» **TASK DETAILS**: Pictures are not part of the copy. Retype the lines from the first one through the line that contains "0.79, 0.87, 0.96]".

» **DATA EXTRACT**:

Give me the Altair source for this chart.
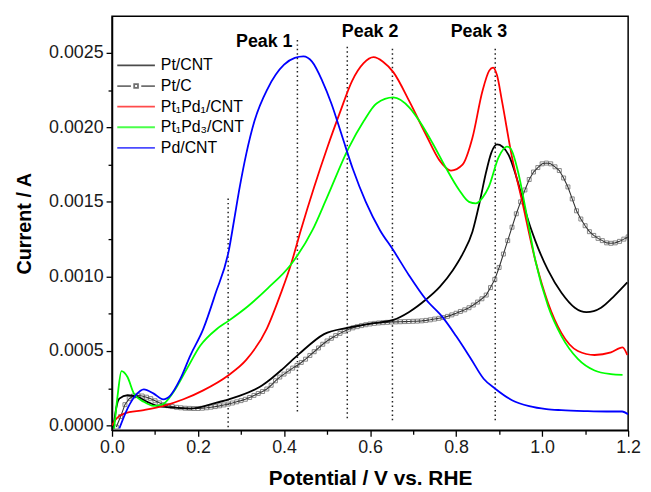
import altair as alt
import pandas as pd

# ---------------- data (current in mA, converted to A below) ----------------
series_names = ["Pt/CNT", "Pt/C", "Pt\u2081Pd\u2081/CNT", "Pt\u2081Pd\u2083/CNT", "Pd/CNT"]
series_colors = ["#000000", "#333333", "#ff0000", "#00ff00", "#0000ff"]
legend_shapes = [
    "M-2,0H2",
    "M-2,0H-0.55M0.55,0H2M-0.2,-0.2H0.2V0.2H-0.2Z",
    "M-2,0H2",
    "M-2,0H2",
    "M-2,0H2",
]

ptcnt_v = [0.003, 0.01, 0.017, 0.036, 0.059, 0.082, 0.105, 0.136, 0.182, 0.235, 0.289, 0.343, 0.37, 0.397,
           0.435, 0.493, 0.55, 0.608, 0.654, 0.69, 0.73, 0.762, 0.792, 0.815, 0.838, 0.855, 0.869, 0.882,
           0.895, 0.908, 0.922, 0.945, 0.965, 0.984, 1.014, 1.045, 1.076, 1.103, 1.137, 1.168, 1.198]
ptcnt_i = [-0.02, 0.12, 0.18, 0.203, 0.192, 0.159, 0.132, 0.121, 0.114, 0.147, 0.192, 0.258, 0.314, 0.38,
           0.48, 0.613, 0.657, 0.686, 0.708, 0.76, 0.845, 0.93, 1.04, 1.15, 1.30, 1.50, 1.69, 1.83,
           1.885, 1.87, 1.815, 1.62, 1.40, 1.24, 1.04, 0.89, 0.79, 0.76, 0.79, 0.87, 0.96]

ptc_v = [0.01, 0.02, 0.03, 0.04, 0.05, 0.06, 0.07, 0.08, 0.09, 0.10,
         0.11, 0.12, 0.13, 0.14, 0.15, 0.16, 0.17, 0.18, 0.19, 0.20,
         0.21, 0.22, 0.23, 0.24, 0.25, 0.26, 0.27, 0.28, 0.29, 0.30,
         0.31, 0.32, 0.33, 0.34, 0.35, 0.36, 0.37, 0.38, 0.39, 0.40,
         0.41, 0.42, 0.43, 0.44, 0.45, 0.46, 0.47, 0.48, 0.49, 0.50,
         0.51, 0.52, 0.53, 0.54, 0.55, 0.56, 0.57, 0.58, 0.59, 0.60,
         0.61, 0.62, 0.63, 0.64, 0.65, 0.66, 0.67, 0.68, 0.69, 0.70,
         0.71, 0.72, 0.73, 0.74, 0.75, 0.76, 0.77, 0.78, 0.79, 0.80,
         0.81, 0.82, 0.83, 0.84, 0.85, 0.86, 0.87, 0.88, 0.89, 0.90,
         0.91, 0.92, 0.93, 0.94, 0.95, 0.96, 0.97, 0.98, 0.99, 1.00,
         1.01, 1.02, 1.03, 1.04, 1.05, 1.06, 1.07, 1.08, 1.09, 1.10,
         1.11, 1.12, 1.13, 1.14, 1.15, 1.16, 1.17, 1.18, 1.19, 1.20]
ptc_i = [-0.01, 0.06, 0.14, 0.18, 0.198, 0.203, 0.198, 0.19, 0.18, 0.166,
         0.152, 0.14, 0.133, 0.127, 0.122, 0.119, 0.116, 0.115, 0.114, 0.114,
         0.116, 0.119, 0.123, 0.127, 0.132, 0.138, 0.144, 0.151, 0.159, 0.167,
         0.176, 0.188, 0.202, 0.215, 0.228, 0.245, 0.27, 0.30, 0.325, 0.345,
         0.365, 0.385, 0.403, 0.423, 0.445, 0.47, 0.495, 0.52, 0.545, 0.567,
         0.585, 0.603, 0.618, 0.633, 0.646, 0.655, 0.663, 0.67, 0.676, 0.681,
         0.685, 0.688, 0.69, 0.692, 0.694, 0.695, 0.696, 0.697, 0.698, 0.699,
         0.70, 0.702, 0.705, 0.709, 0.714, 0.719, 0.724, 0.732, 0.742, 0.753,
         0.765, 0.776, 0.79, 0.808, 0.828, 0.85, 0.875, 0.925, 0.98, 1.06,
         1.15, 1.24, 1.33, 1.42, 1.50, 1.58, 1.65, 1.70, 1.73, 1.755,
         1.76, 1.755, 1.735, 1.71, 1.66, 1.60, 1.52, 1.44, 1.385, 1.34,
         1.30, 1.275, 1.255, 1.24, 1.225, 1.222, 1.225, 1.235, 1.25, 1.265]

pt1pd1_v = [0.0, 0.01, 0.028, 0.074, 0.12, 0.166, 0.212, 0.27, 0.312, 0.36, 0.393, 0.416, 0.439, 0.47,
            0.50, 0.53, 0.558, 0.585, 0.608, 0.63, 0.654, 0.692, 0.73, 0.761, 0.788, 0.815, 0.838, 0.861,
            0.877, 0.886, 0.895, 0.907, 0.93, 0.953, 0.984, 1.014, 1.045, 1.083, 1.122, 1.16, 1.187, 1.198]
pt1pd1_i = [0.0, 0.045, 0.08, 0.103, 0.132, 0.176, 0.236, 0.336, 0.44, 0.65, 0.89, 1.08, 1.31, 1.60,
            1.86, 2.10, 2.31, 2.43, 2.47, 2.44, 2.37, 2.17, 1.95, 1.78, 1.71, 1.75, 1.93, 2.24,
            2.38, 2.40, 2.35, 2.17, 1.80, 1.51, 1.11, 0.82, 0.62, 0.50, 0.473, 0.49, 0.524, 0.473]

pt1pd3_v = [0.005, 0.013, 0.022, 0.036, 0.051, 0.074, 0.097, 0.117, 0.143, 0.174, 0.205, 0.243, 0.27,
            0.316, 0.362, 0.416, 0.466, 0.50, 0.55, 0.585, 0.615, 0.654, 0.692, 0.715, 0.746, 0.776,
            0.807, 0.83, 0.846, 0.862, 0.876, 0.899, 0.918, 0.926, 0.945, 0.961, 0.984, 1.014, 1.045,
            1.083, 1.122, 1.16, 1.187]
pt1pd3_i = [-0.02, 0.20, 0.365, 0.325, 0.214, 0.159, 0.132, 0.141, 0.225, 0.38, 0.535, 0.646, 0.70,
            0.80, 0.92, 1.08, 1.31, 1.53, 1.86, 2.04, 2.16, 2.20, 2.13, 2.04, 1.89, 1.73,
            1.58, 1.50, 1.49, 1.53, 1.60, 1.80, 1.87, 1.86, 1.69, 1.46, 1.11, 0.80, 0.60,
            0.447, 0.369, 0.345, 0.34]

pdcnt_v = [0.017, 0.036, 0.055, 0.074, 0.097, 0.119, 0.136, 0.159, 0.182, 0.212, 0.24, 0.272, 0.284,
           0.297, 0.312, 0.331, 0.362, 0.40, 0.425, 0.445, 0.465, 0.489, 0.51, 0.535, 0.56, 0.59, 0.623,
           0.653, 0.69, 0.73, 0.769, 0.80, 0.834, 0.864, 0.891, 0.93, 0.97, 1.01, 1.045, 1.10, 1.15,
           1.186, 1.20]
pdcnt_i = [-0.02, 0.114, 0.203, 0.243, 0.214, 0.176, 0.203, 0.314, 0.469, 0.646, 0.88, 1.18, 1.38,
           1.60, 1.82, 2.04, 2.26, 2.42, 2.465, 2.475, 2.44, 2.31, 2.16, 1.94, 1.72, 1.50, 1.31,
           1.18, 1.01, 0.845, 0.725, 0.60, 0.45, 0.314, 0.247, 0.17, 0.13, 0.11, 0.103, 0.097, 0.094,
           0.094, 0.075]

peak_labels = ["Peak 1", "Peak 2", "Peak 3"]
peak_label_v = [0.354, 0.600, 0.853]
peak_label_i = [2.572, 2.637, 2.637]

vline_v = [0.27, 0.431, 0.547, 0.652, 0.891]
vline_top_i = [1.523, 2.586, 2.54, 2.526, 2.526]
vline_bottom_i = [-0.032, 0.08, 0.035, 0.035, 0.035]

x_ticks = [0.0, 0.1, 0.2, 0.3, 0.4, 0.5, 0.6, 0.7, 0.8, 0.9, 1.0, 1.1, 1.2]
y_ticks = [0.0, 0.00025, 0.0005, 0.00075, 0.001, 0.00125, 0.0015, 0.00175, 0.002, 0.00225, 0.0025]
x_domain = [0.0, 1.2]
y_domain = [-0.000032, 0.002745]

# ---------------- tables ----------------
MA = 1e-3
curves = [
    (series_names[0], ptcnt_v, ptcnt_i),
    (series_names[2], pt1pd1_v, pt1pd1_i),
    (series_names[3], pt1pd3_v, pt1pd3_i),
    (series_names[4], pdcnt_v, pdcnt_i),
]
rows = []
for name, vs, cs in curves:
    for v, c in zip(vs, cs):
        rows.append({"V": v, "I": c * MA, "series": name})
df_lines = pd.DataFrame(rows)
df_ptc = pd.DataFrame({"V": ptc_v, "I": [c * MA for c in ptc_i], "series": series_names[1]})
df_peaks = pd.DataFrame({"V": peak_label_v, "I": [c * MA for c in peak_label_i], "label": peak_labels})
df_vlines = pd.DataFrame({"V": vline_v, "top": [c * MA for c in vline_top_i],
                          "bottom": [c * MA for c in vline_bottom_i]})

FONT = "Liberation Sans"

x_axis = alt.Axis(
    values=x_ticks,
    labelExpr="round(datum.value*10) % 2 === 0 ? format(datum.value, '.1f') : ''",
    tickSize={"condition": {"test": "round(datum.value*10) % 2 === 0", "value": 6}, "value": 4},
    labelOverlap=False, labelFlush=False, grid=False,
    labelFontSize=18, labelFont=FONT, labelColor="#1a1a1a", labelPadding=2,
    title="Potential / V vs. RHE", titleFont=FONT, titleFontSize=21, titleFontWeight="bold",
    titleColor="#000000", titlePadding=12,
    domainColor="#000000", domainWidth=1.5, tickColor="#000000", tickWidth=1.3,
)
y_axis = alt.Axis(
    values=y_ticks,
    labelExpr="round(datum.value*4000) % 2 === 0 ? format(datum.value, '.4f') : ''",
    tickSize={"condition": {"test": "round(datum.value*4000) % 2 === 0", "value": 6}, "value": 4},
    labelOverlap=False, labelFlush=False, grid=False,
    labelFontSize=18, labelFont=FONT, labelColor="#1a1a1a", labelPadding=3,
    title="Current / A", titleFont=FONT, titleFontSize=20, titleFontWeight="bold",
    titleColor="#000000", titlePadding=14,
    domainColor="#000000", domainWidth=1.5, tickColor="#000000", tickWidth=1.3,
)

X = alt.X("V:Q", scale=alt.Scale(domain=x_domain, nice=False, zero=False), axis=x_axis)
Y = alt.Y("I:Q", scale=alt.Scale(domain=y_domain, nice=False, zero=False), axis=y_axis)

legend = alt.Legend(
    orient="none", legendX=13.8, legendY=39.2, title=None, padding=0,
    labelFont=FONT, labelFontSize=16, labelColor="#000000", labelOffset=14.5,
    symbolSize=361, symbolStrokeWidth=1.8, rowPadding=1.8,
)
color_scale = alt.Scale(domain=series_names, range=series_colors)
shape_scale = alt.Scale(domain=series_names, range=legend_shapes)
COLOR = alt.Color("series:N", scale=color_scale, legend=legend)

vlines = alt.Chart(df_vlines).mark_rule(
    color="#222222", strokeWidth=1.5, strokeDash=[1.5, 3]
).encode(x=X, y=alt.Y("top:Q", scale=alt.Scale(domain=y_domain, nice=False, zero=False), axis=y_axis),
         y2="bottom:Q")

ptc_line = alt.Chart(df_ptc).mark_line(strokeWidth=1.1, clip=True).encode(x=X, y=Y, color=COLOR)
ptc_pts = alt.Chart(df_ptc).mark_point(
    shape="square", size=16, filled=False, strokeWidth=0.9, clip=True
).encode(x=X, y=Y, color=alt.value("#444444"))

lines = alt.Chart(df_lines).mark_line(strokeWidth=1.8, interpolate="monotone", clip=True).encode(
    x=X, y=Y, color=COLOR, detail="series:N"
)

legend_only = alt.Chart(df_lines).transform_filter("datum.V < -10").mark_point(filled=False).encode(
    x=X, y=Y, color=COLOR, shape=alt.Shape("series:N", scale=shape_scale, legend=legend)
)

peaks = alt.Chart(df_peaks).mark_text(
    font=FONT, fontSize=18, fontWeight="bold", color="#000000", align="center", baseline="middle"
).encode(x=X, y=Y, text="label:N")

chart = alt.layer(vlines, ptc_line, ptc_pts, lines, legend_only, peaks).properties(
    width=521, height=418,
    autosize=alt.AutoSizeParams(type="none"),
    padding={"left": 105, "top": 6, "right": 15, "bottom": 60},
).configure_view(stroke="#000000", strokeWidth=1.5)

chart.save("out.html", embed_options={"renderer": "svg", "actions": False})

» **SOLUTION TO THIS PROBLEM**:
Give me the Altair source for this chart.
import altair as alt
import pandas as pd

# ---------------- data (current in mA, converted to A below) ----------------
series_names = ["Pt/CNT", "Pt/C", "Pt\u2081Pd\u2081/CNT", "Pt\u2081Pd\u2083/CNT", "Pd/CNT"]
series_colors = ["#000000", "#333333", "#ff0000", "#00ff00", "#0000ff"]
legend_shapes = [
    "M-2,0H2",
    "M-2,0H-0.55M0.55,0H2M-0.2,-0.2H0.2V0.2H-0.2Z",
    "M-2,0H2",
    "M-2,0H2",
    "M-2,0H2",
]

ptcnt_v = [0.003, 0.01, 0.017, 0.036, 0.059, 0.082, 0.105, 0.136, 0.182, 0.235, 0.289, 0.343, 0.37, 0.397,
           0.435, 0.493, 0.55, 0.608, 0.654, 0.69, 0.73, 0.762, 0.792, 0.815, 0.838, 0.855, 0.869, 0.882,
           0.895, 0.908, 0.922, 0.945, 0.965, 0.984, 1.014, 1.045, 1.076, 1.103, 1.137, 1.168, 1.198]
ptcnt_i = [-0.02, 0.12, 0.18, 0.203, 0.192, 0.159, 0.132, 0.121, 0.114, 0.147, 0.192, 0.258, 0.314, 0.38,
           0.48, 0.613, 0.657, 0.686, 0.708, 0.76, 0.845, 0.93, 1.04, 1.15, 1.30, 1.50, 1.69, 1.83,
           1.885, 1.87, 1.815, 1.62, 1.40, 1.24, 1.04, 0.89, 0.79, 0.76, 0.79, 0.87, 0.96]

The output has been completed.